9/11 Memorial Remembers Victims' Birthdays With Roses in Their Names

The memorial began the commemorative effort this week

The birthdays of 9/11 victims are being commemorated by the Sept. 11 memorial, which has quietly begun a new program to place roses in their names etched on the Lower Manhattan landmark. Roseanne Colletti reports.

The birthdays of 9/11 victims are being commemorated by the Sept. 11 memorial, which has quietly begun a new program to place roses in their names etched on the Lower Manhattan landmark. 

The effort to remember the nearly 3,000 victims on their birthdays began this week.

The idea came from staff and volunteers as they thought of more ways to personalize the memorial for each of the victims, said Anthony Guido, communications manager at the Sept. 11 Memorial and Museum.

Each day before the memorial opens to the general public, the staff places a white rose on top of the name of each victim who has a birthday. 

There's at least one birthday for every day of the year, and six on Sept. 11 itself.
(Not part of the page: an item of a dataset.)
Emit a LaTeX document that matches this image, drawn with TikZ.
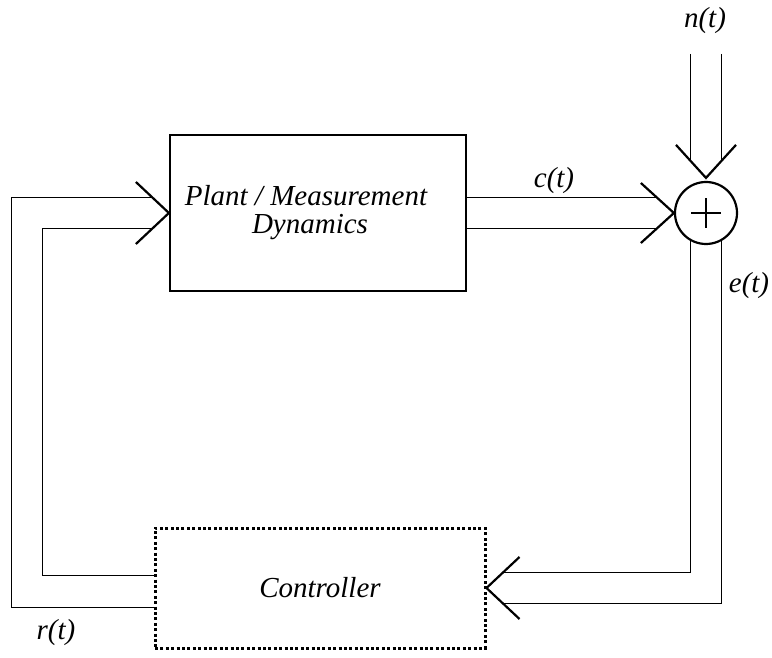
\documentclass[tikz,border=0pt]{standalone}
\usepackage{fontspec}
\setmainfont{Liberation Serif}
\usetikzlibrary{backgrounds}
\begin{document}
\begin{tikzpicture}[x=1pt,y=1pt,line width=2.2pt,
        block/.style={draw,rectangle,fill=white,inner sep=0pt,align=center,font=\fontsize{29}{28}\selectfont\itshape},
        lbl/.style={font=\fontsize{29}{30}\selectfont\itshape,inner sep=0pt}]
    \useasboundingbox (0,0) rectangle (772,657);

    \node[block,minimum width=296,minimum height=156] (plant) at (318,444) {\hspace*{-24pt}Plant / Measurement\\\hspace*{-16pt}Dynamics};
    \node[block,dash pattern=on 3pt off 2.4pt,line width=3pt,minimum width=330,minimum height=120] (ctrl) at (320,69) {Controller};
    \node[draw,circle,fill=white,minimum size=62,inner sep=0pt] (sum) at (706,444) {};
    \draw ([xshift=-15]sum.center) -- ([xshift=15]sum.center);
    \draw ([yshift=-15]sum.center) -- ([yshift=15]sum.center);

    \coordinate (ntop) at (706,603);
    \coordinate (ntip) at ([yshift=3]sum.north);

    \begin{scope}[on background layer]
        \draw ([xshift=-15.5]ntop) -- ([shift={(-15.5,17)}]ntip);
        \draw ([xshift=15.5]ntop) -- ([shift={(15.5,17)}]ntip);
        \draw ([yshift=15.5]plant.east) -- ([shift={(-17,15.5)}]sum.west);
        \draw ([yshift=-15.5]plant.east) -- ([shift={(-17,-15.5)}]sum.west);
        \draw ([xshift=-15.5]sum.center) |- ([shift={(16,15.5)}]ctrl.east);
        \draw ([xshift=15.5]sum.center) |- ([shift={(16,-15.5)}]ctrl.east);
        \draw ([yshift=13]ctrl.west) -| ([shift={(-127,-15.5)}]plant.west) -- ([shift={(-16,-15.5)}]plant.west);
        \draw ([yshift=-19]ctrl.west) -| ([shift={(-158,15.5)}]plant.west) -- ([shift={(-16,15.5)}]plant.west);
    \end{scope}

    \draw ([shift={(-33,31)}]plant.west) -- (plant.west) -- ([shift={(-33,-31)}]plant.west);
    \draw ([shift={(-33,30)}]sum.west) -- (sum.west) -- ([shift={(-33,-30)}]sum.west);
    \draw ([shift={(-30,33)}]ntip) -- (ntip) -- ([shift={(30,33)}]ntip);
    \draw ([shift={(33,31)}]ctrl.east) -- (ctrl.east) -- ([shift={(33,-31)}]ctrl.east);

    \node[lbl] at (705,636) {n(t)};
    \node[lbl] at (554,476) {c(t)};
    \node[lbl] at (749,371) {e(t)};
    \node[lbl] at (56,24) {r(t)};
\end{tikzpicture}
\end{document}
The victims of the 1993 World Trade Center bombing will also have the same honor.

Guido said there was no significance to the white color of the flowers, and the staff simply wanted to make it uniform. 

Maria DeBruin, whose mother, Louise A. Lynch, worked for Marsh & McLennan in the World Trade Center, applauded the effort as "a beautiful thing to do for the victims."

She said she particularly appreciated the effort if she couldn't get to the memorial on her mother's birthday, June 3, to place a flower herself.

"At least ill know that everyone visiting the memorial on that day will be thinking of her like I am," DeBruin wrote on the National September 11 Memorial & Museum Facebook page.

Tourist Bill Dobert was moved by the sight of the flowers.

"It's very gripping. It's very easy to get emotional over something like this," he said. 

Guido said the birthday roses cost $2,500 a year, an expense that's built into the memorial's budget.